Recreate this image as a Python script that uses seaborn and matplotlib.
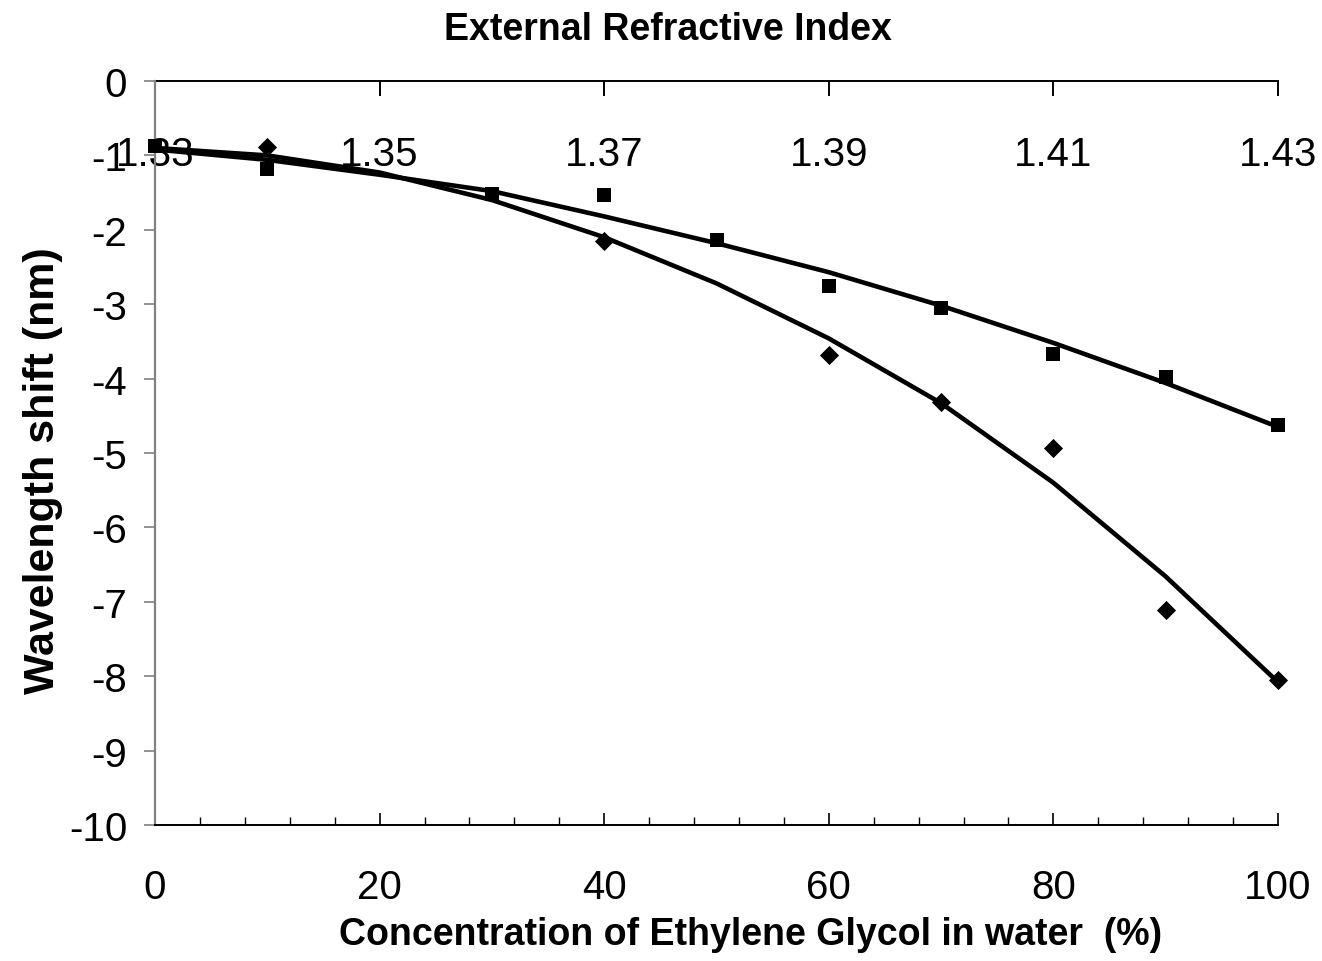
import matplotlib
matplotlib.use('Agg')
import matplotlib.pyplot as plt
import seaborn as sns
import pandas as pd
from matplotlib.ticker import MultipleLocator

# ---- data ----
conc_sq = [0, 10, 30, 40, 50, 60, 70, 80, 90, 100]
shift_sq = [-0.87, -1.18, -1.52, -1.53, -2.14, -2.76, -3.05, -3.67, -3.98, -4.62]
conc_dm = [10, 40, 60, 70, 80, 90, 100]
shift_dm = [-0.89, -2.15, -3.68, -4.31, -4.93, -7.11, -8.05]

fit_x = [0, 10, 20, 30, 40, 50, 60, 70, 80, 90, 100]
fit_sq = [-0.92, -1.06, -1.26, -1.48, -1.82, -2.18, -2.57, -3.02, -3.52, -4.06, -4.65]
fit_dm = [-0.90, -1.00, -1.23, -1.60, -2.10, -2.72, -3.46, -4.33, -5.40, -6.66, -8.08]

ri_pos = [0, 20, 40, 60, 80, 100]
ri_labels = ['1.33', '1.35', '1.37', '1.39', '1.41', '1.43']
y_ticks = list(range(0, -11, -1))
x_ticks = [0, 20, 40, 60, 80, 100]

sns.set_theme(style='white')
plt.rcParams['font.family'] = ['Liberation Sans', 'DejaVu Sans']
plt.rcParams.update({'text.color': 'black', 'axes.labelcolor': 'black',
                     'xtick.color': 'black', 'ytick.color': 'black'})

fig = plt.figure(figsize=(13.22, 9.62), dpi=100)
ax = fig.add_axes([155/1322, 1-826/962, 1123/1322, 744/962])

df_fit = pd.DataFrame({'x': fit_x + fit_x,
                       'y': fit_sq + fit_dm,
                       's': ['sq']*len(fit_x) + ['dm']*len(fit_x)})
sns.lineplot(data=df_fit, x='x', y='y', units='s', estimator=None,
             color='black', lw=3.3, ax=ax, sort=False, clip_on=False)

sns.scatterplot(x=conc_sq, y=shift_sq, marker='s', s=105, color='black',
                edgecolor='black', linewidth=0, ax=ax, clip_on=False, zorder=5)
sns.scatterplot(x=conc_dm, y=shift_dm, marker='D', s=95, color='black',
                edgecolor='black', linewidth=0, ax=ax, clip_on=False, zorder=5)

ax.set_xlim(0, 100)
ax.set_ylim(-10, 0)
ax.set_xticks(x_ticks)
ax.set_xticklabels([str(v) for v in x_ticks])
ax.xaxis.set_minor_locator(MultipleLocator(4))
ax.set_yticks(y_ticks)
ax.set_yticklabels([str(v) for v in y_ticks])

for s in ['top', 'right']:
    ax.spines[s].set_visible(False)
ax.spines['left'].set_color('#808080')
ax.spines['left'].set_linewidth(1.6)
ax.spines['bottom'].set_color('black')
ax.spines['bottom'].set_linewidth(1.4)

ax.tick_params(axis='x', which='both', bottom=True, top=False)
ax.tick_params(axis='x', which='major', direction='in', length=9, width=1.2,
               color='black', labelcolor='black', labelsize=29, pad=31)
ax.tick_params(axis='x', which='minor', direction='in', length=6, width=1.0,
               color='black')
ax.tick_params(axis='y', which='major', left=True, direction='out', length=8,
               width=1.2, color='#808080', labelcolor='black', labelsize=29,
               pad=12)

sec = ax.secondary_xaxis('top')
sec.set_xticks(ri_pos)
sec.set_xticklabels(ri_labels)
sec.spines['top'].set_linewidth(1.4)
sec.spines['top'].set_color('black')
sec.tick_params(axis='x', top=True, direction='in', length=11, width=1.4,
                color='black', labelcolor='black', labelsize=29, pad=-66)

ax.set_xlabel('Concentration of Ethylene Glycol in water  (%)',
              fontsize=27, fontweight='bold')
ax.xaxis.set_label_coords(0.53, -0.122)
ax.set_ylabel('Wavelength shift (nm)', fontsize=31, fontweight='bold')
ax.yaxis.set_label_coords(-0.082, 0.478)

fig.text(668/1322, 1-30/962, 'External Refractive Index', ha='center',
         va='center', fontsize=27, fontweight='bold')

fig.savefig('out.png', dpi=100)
...
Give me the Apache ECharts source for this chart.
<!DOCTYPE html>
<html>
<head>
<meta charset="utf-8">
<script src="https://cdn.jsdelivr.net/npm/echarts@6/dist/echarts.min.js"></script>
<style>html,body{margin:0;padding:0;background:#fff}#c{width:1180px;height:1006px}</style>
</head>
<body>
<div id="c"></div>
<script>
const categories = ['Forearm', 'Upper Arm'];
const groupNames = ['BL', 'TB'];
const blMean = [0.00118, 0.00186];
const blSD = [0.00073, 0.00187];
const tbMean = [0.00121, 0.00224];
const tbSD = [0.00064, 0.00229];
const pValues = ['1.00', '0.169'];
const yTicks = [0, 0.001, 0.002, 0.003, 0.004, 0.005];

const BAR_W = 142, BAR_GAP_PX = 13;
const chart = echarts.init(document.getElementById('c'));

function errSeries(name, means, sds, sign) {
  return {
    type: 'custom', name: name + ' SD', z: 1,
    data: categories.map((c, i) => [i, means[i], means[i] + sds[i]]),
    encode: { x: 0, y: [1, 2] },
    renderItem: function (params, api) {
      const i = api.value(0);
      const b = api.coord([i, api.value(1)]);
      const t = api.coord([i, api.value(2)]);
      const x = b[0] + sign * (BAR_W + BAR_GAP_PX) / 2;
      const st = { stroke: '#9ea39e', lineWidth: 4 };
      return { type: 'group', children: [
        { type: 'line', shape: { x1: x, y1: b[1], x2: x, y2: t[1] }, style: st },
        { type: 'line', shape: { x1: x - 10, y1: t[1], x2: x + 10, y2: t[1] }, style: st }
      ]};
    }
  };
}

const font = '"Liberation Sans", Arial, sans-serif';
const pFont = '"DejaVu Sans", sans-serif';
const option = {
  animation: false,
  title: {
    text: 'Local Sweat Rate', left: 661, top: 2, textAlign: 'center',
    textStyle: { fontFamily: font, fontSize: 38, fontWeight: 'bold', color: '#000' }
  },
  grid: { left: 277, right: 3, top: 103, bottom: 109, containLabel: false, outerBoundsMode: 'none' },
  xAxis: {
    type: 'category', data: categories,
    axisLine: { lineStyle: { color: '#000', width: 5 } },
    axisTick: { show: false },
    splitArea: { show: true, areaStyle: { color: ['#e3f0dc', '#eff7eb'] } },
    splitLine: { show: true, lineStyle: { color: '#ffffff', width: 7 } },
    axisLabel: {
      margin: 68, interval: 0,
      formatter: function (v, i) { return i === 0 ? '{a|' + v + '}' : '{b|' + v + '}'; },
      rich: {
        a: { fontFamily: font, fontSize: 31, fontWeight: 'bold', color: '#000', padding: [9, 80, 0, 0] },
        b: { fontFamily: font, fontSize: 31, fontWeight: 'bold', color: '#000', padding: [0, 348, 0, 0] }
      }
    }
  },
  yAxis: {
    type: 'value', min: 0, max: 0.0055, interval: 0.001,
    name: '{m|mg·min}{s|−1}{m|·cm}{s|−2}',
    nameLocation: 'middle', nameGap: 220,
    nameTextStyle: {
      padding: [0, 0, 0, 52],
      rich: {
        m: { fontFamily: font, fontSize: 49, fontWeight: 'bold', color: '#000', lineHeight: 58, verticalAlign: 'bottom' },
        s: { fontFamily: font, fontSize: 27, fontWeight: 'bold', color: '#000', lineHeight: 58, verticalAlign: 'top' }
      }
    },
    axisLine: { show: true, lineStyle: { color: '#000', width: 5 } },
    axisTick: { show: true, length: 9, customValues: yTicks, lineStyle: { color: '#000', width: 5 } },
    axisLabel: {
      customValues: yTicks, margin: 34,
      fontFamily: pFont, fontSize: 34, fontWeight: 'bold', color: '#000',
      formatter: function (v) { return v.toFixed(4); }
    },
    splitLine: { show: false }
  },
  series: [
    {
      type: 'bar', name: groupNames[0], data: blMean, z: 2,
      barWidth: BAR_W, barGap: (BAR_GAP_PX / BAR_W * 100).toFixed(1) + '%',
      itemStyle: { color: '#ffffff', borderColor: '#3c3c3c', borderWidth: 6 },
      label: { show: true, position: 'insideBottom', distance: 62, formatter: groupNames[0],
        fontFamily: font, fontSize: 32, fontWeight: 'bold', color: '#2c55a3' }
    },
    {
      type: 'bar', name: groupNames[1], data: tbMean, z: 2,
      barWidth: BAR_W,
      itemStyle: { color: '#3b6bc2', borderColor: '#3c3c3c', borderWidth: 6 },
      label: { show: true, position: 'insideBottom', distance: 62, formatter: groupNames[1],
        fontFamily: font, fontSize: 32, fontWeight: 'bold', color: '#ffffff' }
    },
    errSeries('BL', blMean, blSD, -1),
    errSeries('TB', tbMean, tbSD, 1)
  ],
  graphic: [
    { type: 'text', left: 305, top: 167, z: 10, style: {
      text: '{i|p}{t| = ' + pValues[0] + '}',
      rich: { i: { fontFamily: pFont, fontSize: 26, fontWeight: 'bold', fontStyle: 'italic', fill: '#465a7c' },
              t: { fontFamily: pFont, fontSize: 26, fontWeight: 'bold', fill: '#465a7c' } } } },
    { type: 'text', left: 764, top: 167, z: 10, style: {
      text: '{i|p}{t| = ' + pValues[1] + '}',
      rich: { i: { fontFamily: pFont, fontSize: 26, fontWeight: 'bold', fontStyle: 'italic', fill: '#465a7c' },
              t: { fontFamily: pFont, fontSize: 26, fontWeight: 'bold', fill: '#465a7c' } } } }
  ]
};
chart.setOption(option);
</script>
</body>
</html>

Challenge: Reproduce exactly the lines from the line with "Give me the" through the line with "const chart = echarts.init(document.getElementById('c'));", both end lines included, and only those lines.

Task answer:
Give me the Apache ECharts source for this chart.
<!DOCTYPE html>
<html>
<head>
<meta charset="utf-8">
<script src="https://cdn.jsdelivr.net/npm/echarts@6/dist/echarts.min.js"></script>
<style>html,body{margin:0;padding:0;background:#fff}#c{width:1180px;height:1006px}</style>
</head>
<body>
<div id="c"></div>
<script>
const categories = ['Forearm', 'Upper Arm'];
const groupNames = ['BL', 'TB'];
const blMean = [0.00118, 0.00186];
const blSD = [0.00073, 0.00187];
const tbMean = [0.00121, 0.00224];
const tbSD = [0.00064, 0.00229];
const pValues = ['1.00', '0.169'];
const yTicks = [0, 0.001, 0.002, 0.003, 0.004, 0.005];

const BAR_W = 142, BAR_GAP_PX = 13;
const chart = echarts.init(document.getElementById('c'));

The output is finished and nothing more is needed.